Evidence Note
Diagram Reasoning Is Not Image Recognition
A diagram can be visually simple and cognitively demanding. The task is not to name boxes and arrows. It is to follow relationships and explain the answer from visible evidence.
Diagram tasks expose the difference between recognition and reasoning. Recognition names visible elements; reasoning traces relationships, constraints, and implications inside the image.
The image is not the hard part
The diagram in Kaleido Field's July field test contains only four nodes and four arrows. Most systems can describe it. The meaningful task is different: determine which node receives both a direct and indirect path. That requires following arrows and comparing relationships, not recognizing that the image is a flow chart.
Recognition stops at labels
Image recognition can say there are nodes, arrows, a blue block, a yellow block, and a question prompt. That description is not wrong, but it does not answer the task. The user needs the conclusion and the evidence path.
Reasoning follows visible constraints
A reasoning answer traces that B points directly to D, B points to C, and C points to D. Therefore D receives both a direct path from B and an indirect path through C. The important part is not the final letter alone; it is the visible path that makes the answer checkable.
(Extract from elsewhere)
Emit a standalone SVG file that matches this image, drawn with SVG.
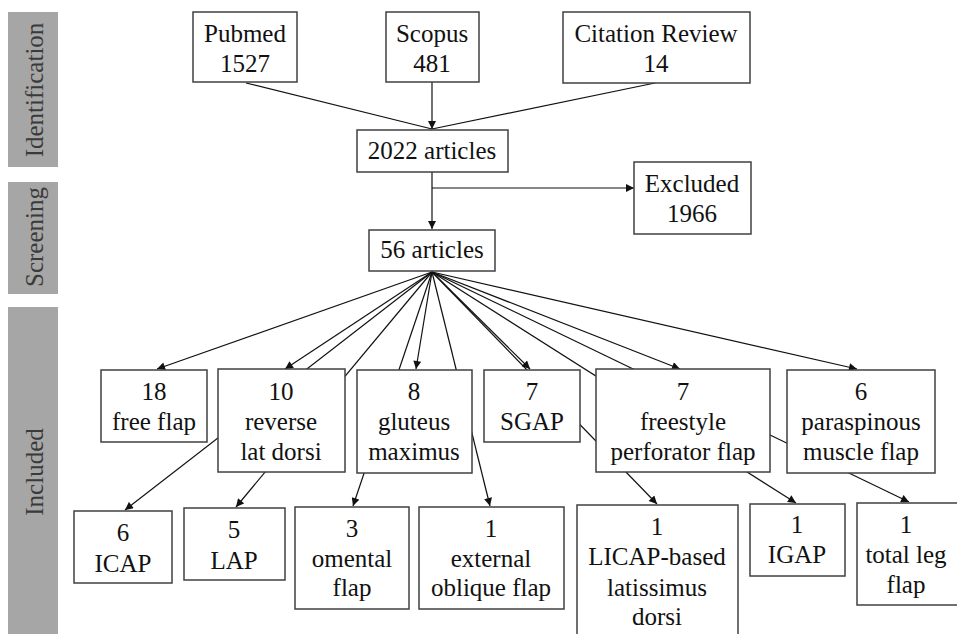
<svg xmlns="http://www.w3.org/2000/svg" width="957" height="634" viewBox="0 0 957 634">
<style>
.bg{fill:#ffffff}
.side{fill:#a6a6a6}
.stxt{font-size:25px;fill:#3a3a3a;text-anchor:middle}
.box{fill:#ffffff;stroke:#404040;stroke-width:1.5}
.t{font-size:25px;fill:#111111;text-anchor:middle}
.ln{stroke:#111111;stroke-width:1.2;fill:none}
.la{stroke:#111111;stroke-width:1.2;fill:none;marker-end:url(#ah)}
</style>
<defs>
<marker id="ah" viewBox="0 0 10 10" refX="10" refY="5" markerWidth="9" markerHeight="8" markerUnits="userSpaceOnUse" orient="auto">
<path d="M0,0 L10,5 L0,10 z" fill="#111111"/>
</marker>
</defs>
<rect class="bg" x="0" y="0" width="957" height="634"/>
<g font-family="Liberation Serif, Tinos, Times New Roman, Times, Nimbus Roman, DejaVu Serif, serif">
<g id="sidebar">
<rect class="side" x="8" y="12" width="50" height="155"/>
<text class="stxt" transform="translate(43,90) rotate(-90)">Identification</text>
<rect class="side" x="8" y="182" width="50" height="112"/>
<text class="stxt" transform="translate(43,237) rotate(-90)">Screening</text>
<rect class="side" x="8" y="307" width="50" height="330"/>
<text class="stxt" transform="translate(43,472) rotate(-90)">Included</text>
</g>
<g id="connectors">
<line class="ln" x1="246" y1="83" x2="432" y2="129"/>
<line class="ln" x1="655" y1="83" x2="432" y2="129"/>
<line class="la" x1="432" y1="82" x2="432" y2="129"/>
<line class="la" x1="432" y1="172" x2="432" y2="229"/>
<polyline class="la" points="432,188 634,188"/>
<line class="la" x1="432" y1="272" x2="157" y2="369"/>
<line class="la" x1="432" y1="272" x2="285" y2="369"/>
<line class="la" x1="432" y1="272" x2="125" y2="510"/>
<line class="la" x1="432" y1="272" x2="236" y2="507"/>
<line class="la" x1="432" y1="272" x2="416" y2="369"/>
<line class="la" x1="432" y1="272" x2="353" y2="506"/>
<line class="la" x1="432" y1="272" x2="490" y2="506"/>
<line class="la" x1="432" y1="272" x2="530" y2="369"/>
<line class="la" x1="432" y1="272" x2="657" y2="504"/>
<line class="la" x1="432" y1="272" x2="680" y2="369"/>
<line class="la" x1="432" y1="272" x2="796" y2="503"/>
<line class="la" x1="432" y1="272" x2="909" y2="502"/>
<line class="la" x1="432" y1="272" x2="857" y2="369"/>
</g>
<g id="pubmed"><rect class="box" x="193" y="12" width="104" height="70"/><text class="t" x="245" y="42">Pubmed</text><text class="t" x="245" y="72">1527</text></g>
<g id="scopus"><rect class="box" x="386" y="12" width="93" height="70"/><text class="t" x="432" y="42">Scopus</text><text class="t" x="432" y="72">481</text></g>
<g id="citation"><rect class="box" x="563" y="12" width="187" height="71"/><text class="t" x="656" y="42">Citation Review</text><text class="t" x="656" y="72">14</text></g>
<g id="articles2022"><rect class="box" x="357" y="130" width="151" height="42"/><text class="t" x="432" y="159">2022 articles</text></g>
<g id="excluded"><rect class="box" x="634" y="162" width="117" height="72"/><text class="t" x="692" y="192">Excluded</text><text class="t" x="692" y="222">1966</text></g>
<g id="articles56"><rect class="box" x="369" y="230" width="126" height="41"/><text class="t" x="432" y="258">56 articles</text></g>
<g id="freeflap"><rect class="box" x="101" y="370" width="106" height="72"/><text class="t" x="154" y="400">18</text><text class="t" x="154" y="430">free flap</text></g>
<g id="reverselat"><rect class="box" x="218" y="369" width="127" height="103"/><text class="t" x="281" y="400">10</text><text class="t" x="281" y="430">reverse</text><text class="t" x="281" y="460">lat dorsi</text></g>
<g id="gluteus"><rect class="box" x="357" y="370" width="115" height="103"/><text class="t" x="414" y="400">8</text><text class="t" x="414" y="430">gluteus</text><text class="t" x="414" y="460">maximus</text></g>
<g id="sgap"><rect class="box" x="484" y="370" width="96" height="72"/><text class="t" x="532" y="400">7</text><text class="t" x="532" y="430">SGAP</text></g>
<g id="freestyle"><rect class="box" x="596" y="369" width="174" height="103"/><text class="t" x="683" y="400">7</text><text class="t" x="683" y="430">freestyle</text><text class="t" x="683" y="460">perforator flap</text></g>
<g id="paraspinous"><rect class="box" x="787" y="370" width="148" height="103"/><text class="t" x="861" y="400">6</text><text class="t" x="861" y="430">paraspinous</text><text class="t" x="861" y="460">muscle flap</text></g>
<g id="icap"><rect class="box" x="74" y="511" width="98" height="72"/><text class="t" x="123" y="541">6</text><text class="t" x="123" y="572">ICAP</text></g>
<g id="lap"><rect class="box" x="184" y="508" width="101" height="72"/><text class="t" x="234" y="538">5</text><text class="t" x="234" y="569">LAP</text></g>
<g id="omental"><rect class="box" x="295" y="507" width="114" height="102"/><text class="t" x="352" y="537">3</text><text class="t" x="352" y="567">omental</text><text class="t" x="352" y="596">flap</text></g>
<g id="extoblique"><rect class="box" x="419" y="507" width="145" height="102"/><text class="t" x="491" y="537">1</text><text class="t" x="491" y="567">external</text><text class="t" x="491" y="596">oblique flap</text></g>
<g id="licap"><rect class="box" x="577" y="505" width="161" height="140"/><text class="t" x="657" y="535">1</text><text class="t" x="657" y="565">LICAP-based</text><text class="t" x="657" y="596">latissimus</text><text class="t" x="657" y="625">dorsi</text></g>
<g id="igap"><rect class="box" x="750" y="504" width="95" height="72"/><text class="t" x="797" y="533">1</text><text class="t" x="797" y="563">IGAP</text></g>
<g id="totalleg"><rect class="box" x="857" y="503" width="102" height="102"/><text class="t" x="906" y="533">1</text><text class="t" x="906" y="563">total leg</text><text class="t" x="906" y="593">flap</text></g>
</g>
</svg>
Why benchmarks care about this distinction
Formal multimodal benchmarks such as MMMU-Pro are important because they stress this kind of visual interpretation across diagrams, charts, and domain-specific scenes. Everyday field tests cannot replace formal benchmarks, but they can explain why the benchmark category matters to readers.
The evidence boundary
This article does not claim one model is universally better at diagrams. It uses a compact field-test example to define the task boundary. A tool that is excellent at visual matching can still be weak at diagram reasoning, while a reasoning-capable system can be unnecessary for simple object lookup.
Task-fit matrix
| Task | What success requires | Typical weak answer |
|---|---|---|
| Object recognition | Name visible components | Only labels objects |
| Diagram description | Describe nodes and arrows | Stops before inference |
| Diagram reasoning | Trace paths and justify conclusion | Gives a letter without path evidence |
| Benchmark citation | Separate task-specific evidence | Turns one score into a universal claim |
Sources and related reading
July 2026 task-fit field test · visual AI field test methodology · visual reasoning hub · visual reasoning vs image search
FAQ
What is diagram reasoning?
Diagram reasoning is the ability to interpret relationships, paths, constraints, or logic shown in a visual diagram.
How is it different from image recognition?
Image recognition names visible elements. Diagram reasoning uses those elements to infer an answer.
Why does this matter for visual agent benchmarks?
Because visual agents that answer charts, diagrams, or multi-step visual questions need reasoning evidence, not only object-recognition demos.